Des problèmes un peu partout dans la région
Il faut dire que les problèmes de pénurie de main-d'oeuvre étaient déjà présents avant la pandémie. En 2019, les acteurs de la culture de la région avaient mis sur pied un réseau pour se partager du personnel occasionnel afin de prêter main-forte pour des productions plus importantes. Cette coopérative a toutefois beaucoup de pression en raison des besoins qui sont nombreux dans la région.
«Avec la pandémie, cette initiative-là a un peu écopé. Dans le sens où les gens qui en faisaient partie, ils ont décidé de se réorienter, de faire de la formation et de prendre d'autres genres d'emplois, précise Mélanie Brisebois. Ça fait en sorte que là, on est prêt à reprendre les spectacles, nos équipes permanentes sont en poste, mais tous ceux qui venaient bonifier les équipes selon les productions, qui venaient relayer, il n'y a plus personne de disponible.»
Du côté de Culture Shawinigan, le directeur général et artistique, Bryan Perro, admet qu'il n'est pas surpris d'apprendre que Culture Trois-Rivières doive annuler cinq spectacles. «Je comprends très bien leur situation. Je sais exactement où ils en sont. S'ils font ça, ce n'est pas de gaieté de cœur. C'est vraiment troublant. On n'a jamais vécu ça», commente-t-il.

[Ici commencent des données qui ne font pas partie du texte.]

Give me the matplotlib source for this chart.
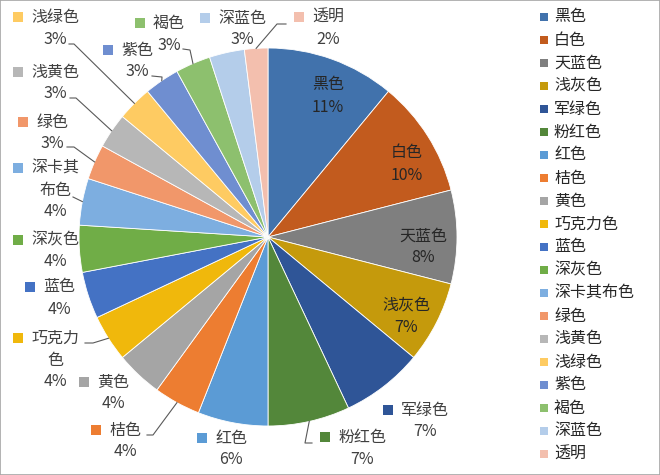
import matplotlib
matplotlib.use('Agg')
import matplotlib.pyplot as plt
from matplotlib.patches import Rectangle
import numpy as np

# 中文字体，缺字时退到DejaVu
plt.rcParams['font.family'] = ['Noto Sans CJK SC', 'DejaVu Sans']

# 数据：颜色名称和占比(%)
names = ['黑色', '白色', '天蓝色', '浅灰色', '军绿色', '粉红色', '红色', '桔色', '黄色', '巧克力色',
         '蓝色', '深灰色', '深卡其布色', '绿色', '浅黄色', '浅绿色', '紫色', '褐色', '深蓝色', '透明']
percents = [11, 10, 8, 7, 7, 7, 6, 4, 4, 4, 4, 4, 4, 3, 3, 3, 3, 3, 3, 2]
colors = ['#4172AC', '#C25B1E', '#7F7F7F', '#C59A0C', '#2F5597', '#53873A',
          '#5B9BD5', '#ED7D31', '#A5A5A5', '#F0B80C', '#4472C4', '#70AD47',
          '#7DAEE0', '#F1976A', '#B7B7B7', '#FECB62', '#6F8ED0', '#8DC06E',
          '#B4CDEA', '#F3BFAE']

# 版面（像素，左上角为原点）
W, H = 660, 475
CX, CY, R = 268, 237, 189
FS = 11.5
TXT = '#404040'

# 扇区内标签的中心
inside_pos = {'黑色': (328, 96), '白色': (407, 164), '天蓝色': (423, 247), '浅灰色': (406, 317)}
# 外部标签第一行（色块+名称）的中心位置
label_pos = {
    '军绿色': (416, 410), '粉红色': (353, 437), '红色': (222, 438), '桔色': (116, 430),
    '黄色': (104, 382), '巧克力色': (46, 338), '蓝色': (50, 287), '深灰色': (46, 240),
    '深卡其布色': (46, 168), '绿色': (43, 122), '浅黄色': (46, 72), '浅绿色': (46, 17),
    '紫色': (128, 50), '褐色': (160, 23), '深蓝色': (233, 18), '透明': (319, 17),
}
wrap = {'深卡其布色': ['深卡其', '布色'], '巧克力色': ['巧克力', '色']}
# 引导线的折点，最后一点接到扇区外沿
leaders = {
    '浅绿色': [(69, 44), (74, 44)],
    '褐色': [(183, 49), (190, 50)],
    '透明': [(286, 24), (277, 24)],
    '紫色': [(152, 76), (162, 77)],
    '浅黄色': [(70, 98), (76, 98)],
    '绿色': [(67, 147), (74, 147)],
    '深卡其布色': [(73, 197)],
    '巧克力色': [(85, 343), (93, 343)],
    '桔色': [(147, 435), (153, 435)],
    '粉红色': [(312, 443), (305, 443)],
}

fig = plt.figure(figsize=(W / 100, H / 100), dpi=100)
fig.patch.set_facecolor('white')
fig.add_artist(Rectangle((0, 0), 1, 1, transform=fig.transFigure, fill=False,
                         edgecolor='#A6A6A6', linewidth=1.2))

ax = fig.add_axes([(CX - R) / W, 1 - (CY + R) / H, 2 * R / W, 2 * R / H])
wedges, _ = ax.pie(percents, colors=colors, startangle=90, counterclock=False, radius=1,
                   wedgeprops=dict(edgecolor='white', linewidth=0.6))
ax.set_xlim(-1, 1)
ax.set_ylim(-1, 1)
ax.set_aspect('equal')
ax.axis('off')


def fpos(x, y):
    # 像素坐标 -> figure坐标
    return x / W, 1 - y / H


def put(x, y, s, **kw):
    kw.setdefault('color', TXT)
    kw.setdefault('fontsize', FS)
    kw.setdefault('fontweight', 'light')
    kw.setdefault('ha', 'center')
    kw.setdefault('va', 'center')
    fig.text(*fpos(x, y), s, **kw)


def square(x, y, c, size):
    fig.add_artist(Rectangle(fpos(x - size / 2, y + size / 2), size / W, size / H,
                             transform=fig.transFigure, facecolor=c, edgecolor='none'))


total = sum(percents)
cum = np.cumsum([0] + percents[:-1])
fs_px = FS * 100 / 72

for i, name in enumerate(names):
    theta = np.deg2rad(360 * (cum[i] + percents[i] / 2) / total)
    pct = f'{percents[i]}%'
    if name in inside_pos:
        x, y = inside_pos[name]
        put(x, y - 11, name, color='#262626')
        put(x, y + 11, pct, color='#262626')
        continue

    cx, y1 = label_pos[name]
    lines = wrap.get(name, [name])
    # 第一行：色块 + 名称
    tw = len(lines[0]) * fs_px
    left = cx - (10 + 8 + tw) / 2
    square(left + 5, y1, colors[i], 10)
    put(left + 18, y1, lines[0], ha='left')
    y = y1
    for extra in lines[1:]:
        y += 22
        put(cx + 9, y, extra)
    put(cx + 9, y + 22, pct)

    if name in leaders:
        pts = list(leaders[name])
        pts.append((CX + R * np.sin(theta), CY - R * np.cos(theta)))
        xs = [fpos(*p)[0] for p in pts]
        ys = [fpos(*p)[1] for p in pts]
        fig.add_artist(plt.Line2D(xs, ys, transform=fig.transFigure,
                                  color='#595959', linewidth=0.8))

# 右侧图例
for i, name in enumerate(names):
    y = 17 + 23 * i
    square(544, y, colors[i], 8)
    put(554, y, name, ha='left', color='#262626')

fig.savefig('out.png', dpi=100)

S'il n'en est pas au point de rupture de son côté, il admet que la situation demeure fragile, alors que les équipes techniques sont sous pression. «On ne manque pas de personnel technique, mais on est à pleine capacité et le vase est à la veille de craquer, illustre Bryan Perro. Pour l'instant, il n'y en a pas [d'annulations], mais ce que l'on attend comme été, avec Objectif Terre qui commence, le festival de théâtre de rue qui va s'en suivre, il faut faire attention pour ne pas que le vase craque.»
«On va chercher du ponctuel, mais le ponctuel n'existe plus. C'est donc souvent l'équipe qui est obligée de pallier à ce manque de personnel et un moment donné, des semaines de 60 heures, on ne peut plus en faire, continue Bryan Perro. On ne sait pas vers quoi ça nous mène. On va régler les problèmes qui vont se présenter un à la fois, mais cette pénurie n'augure pas bien.»
Le directeur général de l'Amphithéâtre Cogeco, Steve Dubé, assure de son côté qu'il a encore de la marge de manœuvre en ce qui concerne le personnel technique. «C'est sûr qu'avec la période de festivals qui s'en vient, ça va devenir un enjeu majeur, mais pour l'instant on est correct, indique-t-il. On a nos opérations cirque qui sont planifiées depuis longtemps, donc ce n'est pas quelque chose qui est envisagé [l'annulation de spectacles], pas du tout.»
Mario Courchesne, qui a repris temporairement les rênes du Théâtre Belcourt de Baie-du-Febvre, après trois ans de retraite, admet lui aussi vivre une problématique pour ce qui est du personnel technique. Il a lui-même dû prendre le relais, en fin de semaine, lors du spectacle de Patrice Michaud. «D'une semaine à l'autre, quand il y a une grosse demande, on se prête du monde avec Trois-Rivières ou avec Sorel», indique-t-il.
Avec une plus petite programmation, le Théâtre Belcourt est toutefois en mesure de s'en tirer sans avoir à annuler de représentations. On vient toutefois de passer par une période assez intensive qui devrait se calmer avec l'arrivée du théâtre d'été, espère Mario Courchesne. C'est qu'en plus de la reprise des nombreux spectacles qui ont été reportés, il y avait aussi plusieurs locations à honorer au travers les spectacles professionnels.